Kriteria pemeriksaan yang sesuai menggambarkan karakteristik sebagai berikut:

  1. relevan, memberikan kontribusi kepada kesimpulan guna membantu pengambilan keputusan oleh pengguna;
  2. lengkap, faktor-faktor relevan yang dapat memengaruhi kesimpulan tidak ada yang diabaikan;
  3. andal, memungkinkan pengevaluasian dan pengukuran yang konsisten terhadap hal pokok oleh pemeriksa lain yang mempunyai kualifikasi yang sama;
  4. netral, memberikan kontribusi kepada kesimpulan yang bebas dari keberpihakan; dan
  5. dapat dipahami, mudah dipahami oleh pengguna sehingga pembuatan kesimpulan menjadi jelas, komprehensif, dan tidak rentan terhadap penafsiran yang berbeda-beda.

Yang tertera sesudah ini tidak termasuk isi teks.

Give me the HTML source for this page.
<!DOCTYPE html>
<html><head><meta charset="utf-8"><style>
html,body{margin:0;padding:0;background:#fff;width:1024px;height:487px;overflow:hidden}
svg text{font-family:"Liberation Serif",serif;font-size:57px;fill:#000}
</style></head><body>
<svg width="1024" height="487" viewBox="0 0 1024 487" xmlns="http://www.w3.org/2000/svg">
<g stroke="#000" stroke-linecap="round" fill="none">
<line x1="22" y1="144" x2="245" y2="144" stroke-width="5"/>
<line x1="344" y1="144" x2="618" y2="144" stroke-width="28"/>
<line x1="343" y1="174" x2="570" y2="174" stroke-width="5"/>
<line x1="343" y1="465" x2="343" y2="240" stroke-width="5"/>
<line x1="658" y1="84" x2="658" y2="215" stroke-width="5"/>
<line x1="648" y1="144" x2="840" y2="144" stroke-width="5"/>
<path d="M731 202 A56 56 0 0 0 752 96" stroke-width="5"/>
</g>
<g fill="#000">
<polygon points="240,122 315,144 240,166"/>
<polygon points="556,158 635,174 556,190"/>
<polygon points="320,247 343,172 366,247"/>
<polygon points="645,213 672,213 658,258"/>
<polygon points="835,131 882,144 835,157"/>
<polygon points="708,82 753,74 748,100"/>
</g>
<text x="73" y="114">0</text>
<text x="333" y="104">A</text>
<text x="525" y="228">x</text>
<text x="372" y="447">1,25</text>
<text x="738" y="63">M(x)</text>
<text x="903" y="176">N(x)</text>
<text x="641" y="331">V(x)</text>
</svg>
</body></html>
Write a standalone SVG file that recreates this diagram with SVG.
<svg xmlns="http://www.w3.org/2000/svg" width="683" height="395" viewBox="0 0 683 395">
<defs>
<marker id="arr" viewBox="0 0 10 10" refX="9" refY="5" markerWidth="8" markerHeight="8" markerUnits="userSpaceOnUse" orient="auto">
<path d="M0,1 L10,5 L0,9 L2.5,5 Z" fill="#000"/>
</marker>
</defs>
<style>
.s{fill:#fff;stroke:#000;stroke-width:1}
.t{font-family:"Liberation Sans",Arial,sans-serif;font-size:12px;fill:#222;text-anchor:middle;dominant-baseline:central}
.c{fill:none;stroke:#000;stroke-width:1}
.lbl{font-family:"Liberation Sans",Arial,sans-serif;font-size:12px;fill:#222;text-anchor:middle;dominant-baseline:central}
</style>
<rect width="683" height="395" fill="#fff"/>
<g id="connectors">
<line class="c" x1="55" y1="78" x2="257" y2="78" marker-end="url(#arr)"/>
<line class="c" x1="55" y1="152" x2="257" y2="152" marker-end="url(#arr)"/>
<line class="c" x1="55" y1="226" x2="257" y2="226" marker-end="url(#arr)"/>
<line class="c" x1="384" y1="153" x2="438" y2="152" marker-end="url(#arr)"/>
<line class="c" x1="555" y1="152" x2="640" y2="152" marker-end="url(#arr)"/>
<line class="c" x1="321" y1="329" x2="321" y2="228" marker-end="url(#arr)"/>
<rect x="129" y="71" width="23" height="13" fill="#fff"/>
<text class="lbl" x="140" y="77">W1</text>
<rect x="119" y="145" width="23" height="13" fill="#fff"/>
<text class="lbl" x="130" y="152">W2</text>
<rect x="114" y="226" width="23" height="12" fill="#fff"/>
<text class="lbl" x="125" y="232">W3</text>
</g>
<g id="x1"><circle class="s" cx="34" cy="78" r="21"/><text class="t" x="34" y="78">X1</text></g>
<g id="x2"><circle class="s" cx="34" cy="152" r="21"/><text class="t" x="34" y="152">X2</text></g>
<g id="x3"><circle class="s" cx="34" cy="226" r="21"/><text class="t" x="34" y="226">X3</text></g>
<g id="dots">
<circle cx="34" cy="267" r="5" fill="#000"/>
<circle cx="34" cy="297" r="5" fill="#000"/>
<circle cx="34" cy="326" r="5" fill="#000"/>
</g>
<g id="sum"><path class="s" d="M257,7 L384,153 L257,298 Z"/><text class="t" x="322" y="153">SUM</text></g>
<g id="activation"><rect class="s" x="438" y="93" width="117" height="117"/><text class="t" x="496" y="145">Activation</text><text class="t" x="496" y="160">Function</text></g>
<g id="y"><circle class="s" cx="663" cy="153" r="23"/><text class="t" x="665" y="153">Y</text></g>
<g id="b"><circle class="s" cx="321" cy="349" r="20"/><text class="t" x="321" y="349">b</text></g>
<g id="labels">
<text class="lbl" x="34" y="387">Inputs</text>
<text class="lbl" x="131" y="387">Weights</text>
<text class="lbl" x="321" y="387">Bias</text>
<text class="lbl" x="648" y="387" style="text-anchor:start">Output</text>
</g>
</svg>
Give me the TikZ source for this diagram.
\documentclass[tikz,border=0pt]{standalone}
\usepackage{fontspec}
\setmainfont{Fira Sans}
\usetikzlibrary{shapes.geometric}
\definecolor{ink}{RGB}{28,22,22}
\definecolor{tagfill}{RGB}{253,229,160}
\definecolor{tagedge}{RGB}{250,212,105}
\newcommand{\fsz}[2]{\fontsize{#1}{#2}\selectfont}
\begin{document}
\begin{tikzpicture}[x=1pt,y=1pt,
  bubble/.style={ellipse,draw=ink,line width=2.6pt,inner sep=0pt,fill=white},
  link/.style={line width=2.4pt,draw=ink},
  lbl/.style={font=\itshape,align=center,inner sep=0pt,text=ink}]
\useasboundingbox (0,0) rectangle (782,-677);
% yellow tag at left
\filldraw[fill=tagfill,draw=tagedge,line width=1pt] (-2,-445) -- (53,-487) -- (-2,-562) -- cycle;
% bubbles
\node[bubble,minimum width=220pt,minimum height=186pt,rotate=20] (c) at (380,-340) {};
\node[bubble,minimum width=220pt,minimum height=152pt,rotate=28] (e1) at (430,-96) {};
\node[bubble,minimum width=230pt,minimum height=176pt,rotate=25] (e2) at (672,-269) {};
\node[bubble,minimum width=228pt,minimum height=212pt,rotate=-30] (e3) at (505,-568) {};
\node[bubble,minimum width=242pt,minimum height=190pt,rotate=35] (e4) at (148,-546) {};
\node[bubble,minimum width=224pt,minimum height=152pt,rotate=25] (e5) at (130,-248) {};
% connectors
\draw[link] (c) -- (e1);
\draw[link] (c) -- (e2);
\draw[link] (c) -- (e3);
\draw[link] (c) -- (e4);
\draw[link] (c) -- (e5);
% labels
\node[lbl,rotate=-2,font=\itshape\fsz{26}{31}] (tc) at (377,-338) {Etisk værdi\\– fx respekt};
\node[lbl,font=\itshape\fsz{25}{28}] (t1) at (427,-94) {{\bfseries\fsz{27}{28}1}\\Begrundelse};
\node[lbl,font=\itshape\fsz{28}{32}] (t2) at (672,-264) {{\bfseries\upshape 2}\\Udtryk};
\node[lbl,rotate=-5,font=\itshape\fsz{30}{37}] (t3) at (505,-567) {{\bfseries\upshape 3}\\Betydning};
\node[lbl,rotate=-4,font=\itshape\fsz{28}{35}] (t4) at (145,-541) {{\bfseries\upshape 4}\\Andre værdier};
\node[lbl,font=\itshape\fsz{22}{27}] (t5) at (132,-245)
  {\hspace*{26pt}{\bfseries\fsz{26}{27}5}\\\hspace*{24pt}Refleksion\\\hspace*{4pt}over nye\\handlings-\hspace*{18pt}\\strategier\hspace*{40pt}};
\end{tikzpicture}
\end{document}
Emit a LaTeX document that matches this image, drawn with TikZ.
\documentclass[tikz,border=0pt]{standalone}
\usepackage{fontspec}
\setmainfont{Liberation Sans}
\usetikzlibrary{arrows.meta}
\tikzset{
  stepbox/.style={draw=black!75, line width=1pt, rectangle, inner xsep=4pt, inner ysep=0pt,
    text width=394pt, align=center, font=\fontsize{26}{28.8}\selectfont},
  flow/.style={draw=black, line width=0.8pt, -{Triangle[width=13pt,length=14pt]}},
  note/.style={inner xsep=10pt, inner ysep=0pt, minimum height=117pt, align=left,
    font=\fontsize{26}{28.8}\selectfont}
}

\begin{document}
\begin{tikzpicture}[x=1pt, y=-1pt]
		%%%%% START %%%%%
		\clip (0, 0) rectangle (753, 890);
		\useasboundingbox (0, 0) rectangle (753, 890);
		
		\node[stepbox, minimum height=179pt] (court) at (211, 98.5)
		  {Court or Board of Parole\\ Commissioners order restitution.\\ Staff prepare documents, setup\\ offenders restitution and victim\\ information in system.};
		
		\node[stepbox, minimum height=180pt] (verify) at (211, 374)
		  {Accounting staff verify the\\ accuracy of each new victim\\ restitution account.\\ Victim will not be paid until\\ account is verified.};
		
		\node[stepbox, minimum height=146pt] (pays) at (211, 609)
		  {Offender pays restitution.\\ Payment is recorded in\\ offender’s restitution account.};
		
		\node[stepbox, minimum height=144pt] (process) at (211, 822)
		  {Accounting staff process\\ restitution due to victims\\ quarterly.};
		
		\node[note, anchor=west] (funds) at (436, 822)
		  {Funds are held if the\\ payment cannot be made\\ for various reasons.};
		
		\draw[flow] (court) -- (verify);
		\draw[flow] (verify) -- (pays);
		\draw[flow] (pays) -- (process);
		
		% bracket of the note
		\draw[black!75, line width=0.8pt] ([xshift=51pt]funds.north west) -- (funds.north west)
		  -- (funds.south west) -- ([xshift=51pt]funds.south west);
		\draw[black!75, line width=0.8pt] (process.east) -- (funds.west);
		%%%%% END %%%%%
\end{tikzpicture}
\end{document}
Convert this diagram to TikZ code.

Kriteria pemeriksaan dapat bersumber dari ketentuan peraturan perundangundangan, standar yang diterbitkan organisasi profesi tertentu, kontrak, kebijakan dan prosedur yang ditetapkan oleh entitas yang diperiksa, atau kriteria yang dikomunikasikan oleh Pemeriksa kepada pihak yang bertanggung jawab.

 

Pengembangan standar pemerikasaan

Pengembangan standar pemeriksaan meliputi:

  1. prosedur penyusunan standar,
  2. revisi standar, dan
  3. interpretasi standar.

Pengembangan standar pemeriksaan mempertimbangkan perkembangan standar di lingkungan profesi secara nasional maupun internasional. Proses pengembangan standar pemeriksaan mencakup langkah-langkah yang perlu ditempuh secara cermat (due process) agar dihasilkan standar pemeriksaan yang diterima secara umum. Langkah-langkah tersebut antara lain:

  1. konsultasi dengan pemerintah, organisasi profesi di bidang pemeriksaan, dan
  2. mempertimbangkan standar pemeriksaan internasional.

 

Penyusunan standar pemeriksaan

Penyusunan standar pemeriksaan dilakukan berdasarkan acuan kerangka konseptual ini. Langkah-langkah penyusunan standar pemeriksaan meliputi:

  1. pengidentifikasian topik atau masalah,
  2. riset terbatas,
  3. penulisan draft standar,
  4. peluncuran exposure draft standar,
  5. dengar pendapat exposure draft standar,
  6. pembahasan tanggapan dan masukan atas exposure draft standar,
  7. konsultasi draft standar dengan Pemerintah, dan
  8. finalisasi serta penetapan standar.

 

Revisi standar pemeriksaan

Revisi standar pemeriksaan dapat berupa:

  1. Revisi mayor adalah penambahan, pengurangan, atau perubahan menyeluruh suatu subbab di dalam pernyataan standar pemeriksaan.
  2. revisi minor adalah penambahan, pengurangan, atau perubahan istilah penting, kalimat dan/atau paragraf dalam suatu subbab pernyataan standar pemeriksaan.